>> BEGIN Supplied information

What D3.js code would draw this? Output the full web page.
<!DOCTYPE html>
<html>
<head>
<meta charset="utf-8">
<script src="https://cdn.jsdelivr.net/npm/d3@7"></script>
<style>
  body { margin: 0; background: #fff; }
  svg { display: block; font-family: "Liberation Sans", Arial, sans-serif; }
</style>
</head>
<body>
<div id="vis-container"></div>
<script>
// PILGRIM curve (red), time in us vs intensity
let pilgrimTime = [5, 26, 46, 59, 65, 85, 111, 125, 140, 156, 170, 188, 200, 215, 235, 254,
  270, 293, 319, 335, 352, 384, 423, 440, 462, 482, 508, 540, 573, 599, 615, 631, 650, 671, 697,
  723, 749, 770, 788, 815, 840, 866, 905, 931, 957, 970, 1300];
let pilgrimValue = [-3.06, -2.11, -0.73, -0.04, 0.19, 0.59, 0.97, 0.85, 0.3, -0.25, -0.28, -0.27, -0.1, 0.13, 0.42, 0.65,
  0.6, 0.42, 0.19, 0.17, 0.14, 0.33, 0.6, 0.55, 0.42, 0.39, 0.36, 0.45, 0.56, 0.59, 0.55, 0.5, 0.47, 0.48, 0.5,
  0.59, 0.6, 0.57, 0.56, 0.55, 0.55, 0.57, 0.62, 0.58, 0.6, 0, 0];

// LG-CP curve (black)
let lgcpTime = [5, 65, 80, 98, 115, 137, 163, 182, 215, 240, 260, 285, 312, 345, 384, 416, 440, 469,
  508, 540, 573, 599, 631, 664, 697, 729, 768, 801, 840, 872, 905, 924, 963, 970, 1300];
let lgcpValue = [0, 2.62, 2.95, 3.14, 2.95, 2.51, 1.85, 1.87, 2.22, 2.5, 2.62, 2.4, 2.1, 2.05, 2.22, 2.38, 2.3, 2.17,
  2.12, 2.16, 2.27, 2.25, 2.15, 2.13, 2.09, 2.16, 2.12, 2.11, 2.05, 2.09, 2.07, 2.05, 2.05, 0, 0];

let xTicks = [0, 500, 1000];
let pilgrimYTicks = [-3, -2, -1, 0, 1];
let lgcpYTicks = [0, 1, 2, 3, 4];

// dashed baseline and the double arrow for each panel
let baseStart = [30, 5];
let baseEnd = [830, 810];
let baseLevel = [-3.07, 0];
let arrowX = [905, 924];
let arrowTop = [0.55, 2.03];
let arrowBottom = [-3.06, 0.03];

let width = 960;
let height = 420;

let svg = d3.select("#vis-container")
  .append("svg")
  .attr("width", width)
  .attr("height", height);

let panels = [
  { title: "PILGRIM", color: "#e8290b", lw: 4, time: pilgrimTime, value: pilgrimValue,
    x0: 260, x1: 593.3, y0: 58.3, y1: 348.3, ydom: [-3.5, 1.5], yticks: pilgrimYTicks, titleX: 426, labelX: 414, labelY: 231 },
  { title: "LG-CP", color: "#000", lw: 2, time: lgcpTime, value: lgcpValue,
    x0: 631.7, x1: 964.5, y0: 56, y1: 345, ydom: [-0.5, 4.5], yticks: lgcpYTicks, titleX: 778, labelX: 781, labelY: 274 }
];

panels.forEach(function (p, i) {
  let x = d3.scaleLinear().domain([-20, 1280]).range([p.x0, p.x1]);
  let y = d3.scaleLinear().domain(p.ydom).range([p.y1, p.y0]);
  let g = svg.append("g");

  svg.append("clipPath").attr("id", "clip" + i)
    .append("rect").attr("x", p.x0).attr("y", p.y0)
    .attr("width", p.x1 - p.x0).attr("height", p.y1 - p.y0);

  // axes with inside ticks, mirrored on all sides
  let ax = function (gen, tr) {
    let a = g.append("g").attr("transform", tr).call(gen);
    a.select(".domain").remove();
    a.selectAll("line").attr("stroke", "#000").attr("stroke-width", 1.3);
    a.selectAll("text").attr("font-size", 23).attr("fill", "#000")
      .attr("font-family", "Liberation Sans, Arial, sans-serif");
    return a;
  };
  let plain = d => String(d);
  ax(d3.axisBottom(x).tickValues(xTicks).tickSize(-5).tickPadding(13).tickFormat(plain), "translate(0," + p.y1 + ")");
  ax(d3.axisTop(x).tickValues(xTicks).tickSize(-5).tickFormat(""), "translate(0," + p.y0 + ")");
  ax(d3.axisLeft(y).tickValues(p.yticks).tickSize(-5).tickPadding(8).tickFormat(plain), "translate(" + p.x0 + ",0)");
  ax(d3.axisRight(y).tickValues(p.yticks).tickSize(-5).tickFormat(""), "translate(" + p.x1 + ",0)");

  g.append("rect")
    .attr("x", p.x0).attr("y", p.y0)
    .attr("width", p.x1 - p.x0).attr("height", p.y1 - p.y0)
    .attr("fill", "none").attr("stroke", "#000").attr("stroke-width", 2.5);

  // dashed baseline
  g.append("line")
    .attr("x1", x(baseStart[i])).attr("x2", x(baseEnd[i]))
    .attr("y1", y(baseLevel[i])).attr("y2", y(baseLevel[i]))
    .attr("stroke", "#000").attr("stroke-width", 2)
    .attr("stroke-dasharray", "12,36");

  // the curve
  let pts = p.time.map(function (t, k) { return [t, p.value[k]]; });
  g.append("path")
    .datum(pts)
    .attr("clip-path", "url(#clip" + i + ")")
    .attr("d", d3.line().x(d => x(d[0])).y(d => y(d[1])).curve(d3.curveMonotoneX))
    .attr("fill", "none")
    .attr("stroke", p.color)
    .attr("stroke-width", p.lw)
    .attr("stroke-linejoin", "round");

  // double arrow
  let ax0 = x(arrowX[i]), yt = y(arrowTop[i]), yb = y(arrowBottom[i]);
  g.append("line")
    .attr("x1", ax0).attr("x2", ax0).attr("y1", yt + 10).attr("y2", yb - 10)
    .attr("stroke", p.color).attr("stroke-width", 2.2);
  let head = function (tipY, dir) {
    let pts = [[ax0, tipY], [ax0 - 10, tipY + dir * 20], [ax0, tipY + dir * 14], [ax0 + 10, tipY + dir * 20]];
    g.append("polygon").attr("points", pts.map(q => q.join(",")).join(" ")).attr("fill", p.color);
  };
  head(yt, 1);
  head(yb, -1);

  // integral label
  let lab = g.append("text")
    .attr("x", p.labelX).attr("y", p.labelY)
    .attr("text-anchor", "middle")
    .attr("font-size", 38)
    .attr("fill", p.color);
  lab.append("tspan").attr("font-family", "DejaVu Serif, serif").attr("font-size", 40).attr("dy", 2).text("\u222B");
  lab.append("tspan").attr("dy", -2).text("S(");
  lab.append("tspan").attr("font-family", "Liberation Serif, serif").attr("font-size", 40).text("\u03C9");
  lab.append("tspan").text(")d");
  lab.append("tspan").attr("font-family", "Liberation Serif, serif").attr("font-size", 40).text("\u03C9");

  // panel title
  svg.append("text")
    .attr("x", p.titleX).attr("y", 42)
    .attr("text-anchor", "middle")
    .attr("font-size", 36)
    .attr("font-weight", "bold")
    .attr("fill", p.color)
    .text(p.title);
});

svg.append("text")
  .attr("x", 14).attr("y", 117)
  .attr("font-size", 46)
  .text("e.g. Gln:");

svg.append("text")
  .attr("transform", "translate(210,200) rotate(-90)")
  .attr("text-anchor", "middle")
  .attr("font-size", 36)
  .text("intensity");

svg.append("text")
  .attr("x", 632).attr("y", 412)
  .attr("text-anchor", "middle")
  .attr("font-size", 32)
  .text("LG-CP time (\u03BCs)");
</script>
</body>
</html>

>> END Supplied information

§ **Problem description**: Extract every line above exactly as it stands.

§ **Solution to this exercise**:
What D3.js code would draw this? Output the full web page.
<!DOCTYPE html>
<html>
<head>
<meta charset="utf-8">
<script src="https://cdn.jsdelivr.net/npm/d3@7"></script>
<style>
  body { margin: 0; background: #fff; }
  svg { display: block; font-family: "Liberation Sans", Arial, sans-serif; }
</style>
</head>
<body>
<div id="vis-container"></div>
<script>
// PILGRIM curve (red), time in us vs intensity
let pilgrimTime = [5, 26, 46, 59, 65, 85, 111, 125, 140, 156, 170, 188, 200, 215, 235, 254,
  270, 293, 319, 335, 352, 384, 423, 440, 462, 482, 508, 540, 573, 599, 615, 631, 650, 671, 697,
  723, 749, 770, 788, 815, 840, 866, 905, 931, 957, 970, 1300];
let pilgrimValue = [-3.06, -2.11, -0.73, -0.04, 0.19, 0.59, 0.97, 0.85, 0.3, -0.25, -0.28, -0.27, -0.1, 0.13, 0.42, 0.65,
  0.6, 0.42, 0.19, 0.17, 0.14, 0.33, 0.6, 0.55, 0.42, 0.39, 0.36, 0.45, 0.56, 0.59, 0.55, 0.5, 0.47, 0.48, 0.5,
  0.59, 0.6, 0.57, 0.56, 0.55, 0.55, 0.57, 0.62, 0.58, 0.6, 0, 0];

// LG-CP curve (black)
let lgcpTime = [5, 65, 80, 98, 115, 137, 163, 182, 215, 240, 260, 285, 312, 345, 384, 416, 440, 469,
  508, 540, 573, 599, 631, 664, 697, 729, 768, 801, 840, 872, 905, 924, 963, 970, 1300];
let lgcpValue = [0, 2.62, 2.95, 3.14, 2.95, 2.51, 1.85, 1.87, 2.22, 2.5, 2.62, 2.4, 2.1, 2.05, 2.22, 2.38, 2.3, 2.17,
  2.12, 2.16, 2.27, 2.25, 2.15, 2.13, 2.09, 2.16, 2.12, 2.11, 2.05, 2.09, 2.07, 2.05, 2.05, 0, 0];

let xTicks = [0, 500, 1000];
let pilgrimYTicks = [-3, -2, -1, 0, 1];
let lgcpYTicks = [0, 1, 2, 3, 4];

// dashed baseline and the double arrow for each panel
let baseStart = [30, 5];
let baseEnd = [830, 810];
let baseLevel = [-3.07, 0];
let arrowX = [905, 924];
let arrowTop = [0.55, 2.03];
let arrowBottom = [-3.06, 0.03];

let width = 960;
let height = 420;

let svg = d3.select("#vis-container")
  .append("svg")
  .attr("width", width)
  .attr("height", height);

let panels = [
  { title: "PILGRIM", color: "#e8290b", lw: 4, time: pilgrimTime, value: pilgrimValue,
    x0: 260, x1: 593.3, y0: 58.3, y1: 348.3, ydom: [-3.5, 1.5], yticks: pilgrimYTicks, titleX: 426, labelX: 414, labelY: 231 },
  { title: "LG-CP", color: "#000", lw: 2, time: lgcpTime, value: lgcpValue,
    x0: 631.7, x1: 964.5, y0: 56, y1: 345, ydom: [-0.5, 4.5], yticks: lgcpYTicks, titleX: 778, labelX: 781, labelY: 274 }
];

panels.forEach(function (p, i) {
  let x = d3.scaleLinear().domain([-20, 1280]).range([p.x0, p.x1]);
  let y = d3.scaleLinear().domain(p.ydom).range([p.y1, p.y0]);
  let g = svg.append("g");

  svg.append("clipPath").attr("id", "clip" + i)
    .append("rect").attr("x", p.x0).attr("y", p.y0)
    .attr("width", p.x1 - p.x0).attr("height", p.y1 - p.y0);

  // axes with inside ticks, mirrored on all sides
  let ax = function (gen, tr) {
    let a = g.append("g").attr("transform", tr).call(gen);
    a.select(".domain").remove();
    a.selectAll("line").attr("stroke", "#000").attr("stroke-width", 1.3);
    a.selectAll("text").attr("font-size", 23).attr("fill", "#000")
      .attr("font-family", "Liberation Sans, Arial, sans-serif");
    return a;
  };
  let plain = d => String(d);
  ax(d3.axisBottom(x).tickValues(xTicks).tickSize(-5).tickPadding(13).tickFormat(plain), "translate(0," + p.y1 + ")");
  ax(d3.axisTop(x).tickValues(xTicks).tickSize(-5).tickFormat(""), "translate(0," + p.y0 + ")");
  ax(d3.axisLeft(y).tickValues(p.yticks).tickSize(-5).tickPadding(8).tickFormat(plain), "translate(" + p.x0 + ",0)");
  ax(d3.axisRight(y).tickValues(p.yticks).tickSize(-5).tickFormat(""), "translate(" + p.x1 + ",0)");

  g.append("rect")
    .attr("x", p.x0).attr("y", p.y0)
    .attr("width", p.x1 - p.x0).attr("height", p.y1 - p.y0)
    .attr("fill", "none").attr("stroke", "#000").attr("stroke-width", 2.5);

  // dashed baseline
  g.append("line")
    .attr("x1", x(baseStart[i])).attr("x2", x(baseEnd[i]))
    .attr("y1", y(baseLevel[i])).attr("y2", y(baseLevel[i]))
    .attr("stroke", "#000").attr("stroke-width", 2)
    .attr("stroke-dasharray", "12,36");

  // the curve
  let pts = p.time.map(function (t, k) { return [t, p.value[k]]; });
  g.append("path")
    .datum(pts)
    .attr("clip-path", "url(#clip" + i + ")")
    .attr("d", d3.line().x(d => x(d[0])).y(d => y(d[1])).curve(d3.curveMonotoneX))
    .attr("fill", "none")
    .attr("stroke", p.color)
    .attr("stroke-width", p.lw)
    .attr("stroke-linejoin", "round");

  // double arrow
  let ax0 = x(arrowX[i]), yt = y(arrowTop[i]), yb = y(arrowBottom[i]);
  g.append("line")
    .attr("x1", ax0).attr("x2", ax0).attr("y1", yt + 10).attr("y2", yb - 10)
    .attr("stroke", p.color).attr("stroke-width", 2.2);
  let head = function (tipY, dir) {
    let pts = [[ax0, tipY], [ax0 - 10, tipY + dir * 20], [ax0, tipY + dir * 14], [ax0 + 10, tipY + dir * 20]];
    g.append("polygon").attr("points", pts.map(q => q.join(",")).join(" ")).attr("fill", p.color);
  };
  head(yt, 1);
  head(yb, -1);

  // integral label
  let lab = g.append("text")
    .attr("x", p.labelX).attr("y", p.labelY)
    .attr("text-anchor", "middle")
    .attr("font-size", 38)
    .attr("fill", p.color);
  lab.append("tspan").attr("font-family", "DejaVu Serif, serif").attr("font-size", 40).attr("dy", 2).text("\u222B");
  lab.append("tspan").attr("dy", -2).text("S(");
  lab.append("tspan").attr("font-family", "Liberation Serif, serif").attr("font-size", 40).text("\u03C9");
  lab.append("tspan").text(")d");
  lab.append("tspan").attr("font-family", "Liberation Serif, serif").attr("font-size", 40).text("\u03C9");

  // panel title
  svg.append("text")
    .attr("x", p.titleX).attr("y", 42)
    .attr("text-anchor", "middle")
    .attr("font-size", 36)
    .attr("font-weight", "bold")
    .attr("fill", p.color)
    .text(p.title);
});

svg.append("text")
  .attr("x", 14).attr("y", 117)
  .attr("font-size", 46)
  .text("e.g. Gln:");

svg.append("text")
  .attr("transform", "translate(210,200) rotate(-90)")
  .attr("text-anchor", "middle")
  .attr("font-size", 36)
  .text("intensity");

svg.append("text")
  .attr("x", 632).attr("y", 412)
  .attr("text-anchor", "middle")
  .attr("font-size", 32)
  .text("LG-CP time (\u03BCs)");
</script>
</body>
</html>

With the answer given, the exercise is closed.